December seems to be an appropriate time to address a little-known aspect of generosity in our state.
Lawyers serve their communities.
I have heard my share of lawyer jokes over the years. I never get “offended.” Some of them have more truth than joke in them. We are probably an easy target. We also get our share of public criticism. Some fair, some not so fair.
However, to assess the legal profession in Georgia, one must get past the jokes, exaggerated stories, and prejudices.
The truth is that lawyers are one of the most generous groups of people in America. Many of my colleagues donate countless hours each year by providing pro bono services to those in need, donating millions of dollars to non-partisan charities, and serving their communities as leaders and workers to make Georgia a better place to live.
That strange Latin word “pro bono” is a term that means “for the public good.” Lawyers throughout Georgia provide pro bono services for professional work undertaken voluntarily and without payment or at a reduced fee as a public service.
The State Bar of Georgia does not require its members to provide pro bono services. However, it is strongly recommended. I could write a 20-page column on the pro bono services that the Bar is involved in.
There are thousands of Georgians who cannot afford a lawyer. This is particularly true in most civil cases where a litigant does not have the right to a court appointed lawyer. Many people face divorce, landlord/tenant disputes, and other civil lawsuits on their own. Oftentimes, particularly in domestic relations cases, there is an attorney on the other side. While some judges will give pro se litigants (litigants without an attorney) a little leeway, the pro se litigant is always at a terrible disadvantage. Pro se litigants do not know the rules of evidence, possible available defenses, or the proper way to defend a case. Rarely have I seen a situation where a pro se litigant obtains a good result in a civil case.
Many of my friends who are civil attorneys donate their time to representing currently impoverished people for free or at a reduced rate in civil lawsuits. When they step up to help another person in need, the courtroom combat arena becomes equalized. This pro bono service results in fairer divorce hearings and more equitable judgments in other civil lawsuits. I salute my civil law colleagues for their service.
Pro bono service is also performed in criminal cases. While the United States Supreme Court has held that indigent defendants in criminal cases have a right to an attorney, many private criminal lawyers across the state provide free legal representation or representation at a significantly reduced fee.
Most of my peers, who practice criminal defense, are eager to step up when a pro bono opportunity presents itself or when a crisis hits the criminal justice system. For instance, not so long ago, two local criminal defense attorneys died within weeks of each other. Their clients were suddenly without attorneys.
This could have significantly clogged the justice system, denied justice to all involved, and carried a terrible injustice to those who could not afford to hire another lawyer. But, within a couple of days, a group of criminal defense lawyers reached out, took the clients in, and assisted Lady Justice in her ongoing quest. The problem was solved within weeks.

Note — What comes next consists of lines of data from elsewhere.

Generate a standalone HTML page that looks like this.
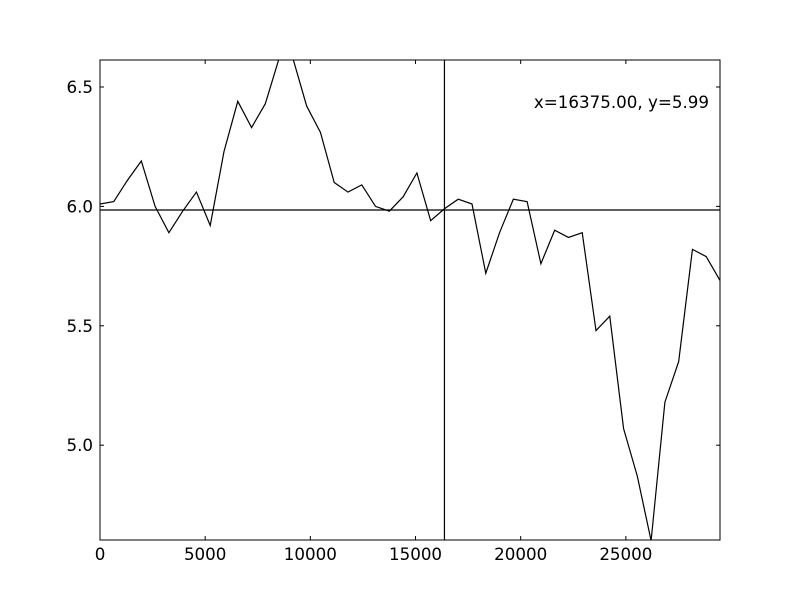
<!DOCTYPE html>
<html><head><meta charset="utf-8"><style>
html,body{margin:0;padding:0;background:#fff;}
svg text{font-family:"DejaVu Sans","Liberation Sans",sans-serif;font-size:16.7px;fill:#000;}
</style></head><body>
<svg id="chart" width="800" height="600" xmlns="http://www.w3.org/2000/svg">
<rect x="0" y="0" width="800" height="600" fill="#fff"/>
<g id="plot"></g>
</svg>
<script>
const xTicks = [0, 5000, 10000, 15000, 20000, 25000];
const yTicks = [5.0, 5.5, 6.0, 6.5];
const yValues = [6.01,6.02,6.11,6.19,6.00,5.89,5.98,6.06,5.92,6.23,6.44,6.33,6.43,6.62,6.62,6.42,6.31,6.10,6.06,6.09,6.00,5.98,6.04,6.14,5.94,5.99,6.03,6.01,5.72,5.89,6.03,6.02,5.76,5.90,5.87,5.89,5.48,5.54,5.07,4.87,4.60,5.18,5.35,5.82,5.79,5.69];
const xStep = [655];
const cursor = [16375, 5.985];

const L=100,R=720,T=60,B=540;
const xMin=0,xMax=29475,yMin=4.603,yMax=6.613;
const sx=v=>L+(v-xMin)/(xMax-xMin)*(R-L);
const sy=v=>B-(v-yMin)/(yMax-yMin)*(B-T);
const NS="http://www.w3.org/2000/svg";
const g=document.getElementById('plot');
function mk(tag,attrs){const e=document.createElementNS(NS,tag);for(const k in attrs)e.setAttribute(k,attrs[k]);g.appendChild(e);return e;}

const pts=yValues.map((v,i)=>sx(i*xStep[0]).toFixed(2)+','+sy(v).toFixed(2)).join(' ');
const cp=mk('clipPath',{id:'clip'});
const cr=document.createElementNS(NS,'rect');cr.setAttribute('x',L);cr.setAttribute('y',T);cr.setAttribute('width',R-L);cr.setAttribute('height',B-T);cp.appendChild(cr);
const line=mk('polyline',{points:pts,fill:'none',stroke:'#000','stroke-width':1.2,'clip-path':'url(#clip)'});



const vl=mk('line',{x1:sx(cursor[0]),x2:sx(cursor[0]),y1:T,y2:B,stroke:'#000','stroke-width':1.2});


const hl=mk('line',{x1:L,x2:R,y1:sy(cursor[1]),y2:sy(cursor[1]),stroke:'#000','stroke-width':1.2});



const frame=mk('rect',{x:L,y:T,width:R-L,height:B-T,fill:'none',stroke:'#000','stroke-width':1});



xTicks.forEach(t=>{
  const x=sx(t);
  const a=mk('line',{x1:x,x2:x,y1:B,y2:B-4,stroke:'#000'});
  
  
  const b=mk('line',{x1:x,x2:x,y1:T,y2:T+4,stroke:'#000'});
  
  
  const tx=mk('text',{x:x,y:B+20,'text-anchor':'middle'});
  tx.textContent=String(t);
  
  
});
yTicks.forEach(t=>{
  const y=sy(t);
  const a=mk('line',{x1:L,x2:L+4,y1:y,y2:y,stroke:'#000'});
  
  
  const b=mk('line',{x1:R,x2:R-4,y1:y,y2:y,stroke:'#000'});
  
  
  const tx=mk('text',{x:L-7,y:y+6,'text-anchor':'end'});
  tx.textContent=t.toFixed(1);
  
  
});
const lab=mk('text',{x:709,y:108,'text-anchor':'end'});
lab.textContent='x='+cursor[0].toFixed(2)+', y='+(5.99).toFixed(2);


</script>
</body></html>
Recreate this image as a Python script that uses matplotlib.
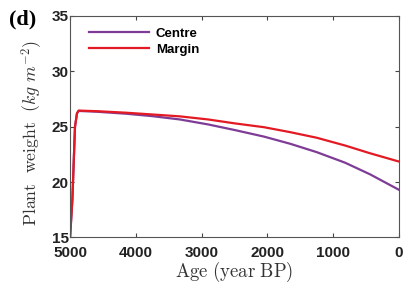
import numpy as np
import matplotlib.pyplot as plt

plt.rcParams['mathtext.fontset'] = 'cm'

age = [5000, 4965, 4925, 4895, 4870, 4600, 4150, 3750, 3330, 2900, 2500, 2050, 1650, 1250, 820, 440, 0]
centre = [15, 18.4, 25, 26.2, 26.42, 26.35, 26.17, 25.95, 25.65, 25.2, 24.7, 24.1, 23.45, 22.7, 21.75, 20.7, 19.3]
margin = [15, 18.4, 25, 26.2, 26.45, 26.4, 26.26, 26.1, 25.93, 25.65, 25.3, 24.95, 24.5, 24.0, 23.3, 22.6, 21.85]

fig = plt.figure(figsize=(4.05, 2.84), dpi=100)
ax = fig.add_axes([0.173, 0.164, 0.812, 0.78])

ax.plot(age, centre, color='#7E3C96', lw=1.6, label='Centre')
ax.plot(age, margin, color='#E31A23', lw=1.6, label='Margin')

ax.set_xlim(5000, 0)
ax.set_ylim(15, 35)
ax.set_xticks([5000, 4000, 3000, 2000, 1000, 0])
ax.set_yticks([15, 20, 25, 30, 35])
ax.tick_params(direction='in', top=True, right=True, length=3, width=0.8,
               labelsize=11, colors='#444444')
ax.tick_params(axis='x', pad=6)
ax.tick_params(axis='y', pad=1)
for lab in ax.get_xticklabels() + ax.get_yticklabels():
    lab.set_fontweight('bold')
    lab.set_family('Liberation Sans')
    lab.set_color('#222222')
for s in ax.spines.values():
    s.set_color('#555555')
    s.set_linewidth(0.8)

ax.set_xlabel(r'$\mathrm{Age\ (year\ BP)}$', fontsize=13.5, labelpad=0, color='#333333')
ax.set_ylabel(r'$\mathrm{Plant\ \ weight}\ \ (kg\ m^{-2})$', fontsize=12.8, color='#333333')
ax.yaxis.set_label_coords(-0.075, 0.47)

leg = ax.legend(loc='upper left', bbox_to_anchor=(0.02, 1.0), frameon=False,
                handlelength=4.6, handletextpad=0.5, labelspacing=0.25,
                prop={'family': 'Liberation Sans', 'weight': 'bold', 'size': 9.5})

fig.text(0.022, 0.915, '(d)', family='Liberation Serif', fontweight='bold', fontsize=16)

fig.savefig('out.png', dpi=100)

The other benefit to pro bono work directly impacts the lawyer performing the service. I am a Christian. Christ taught us to be givers. Givers are much more likely to trust in God, remain humble, and develop the type of personal relationship with Him that makes our lives whole.
I am very proud that my profession has so many honorable and giving members in Georgia. Our pro bono work is one of the most important, but overlooked, cornerstones that hold that honor in place.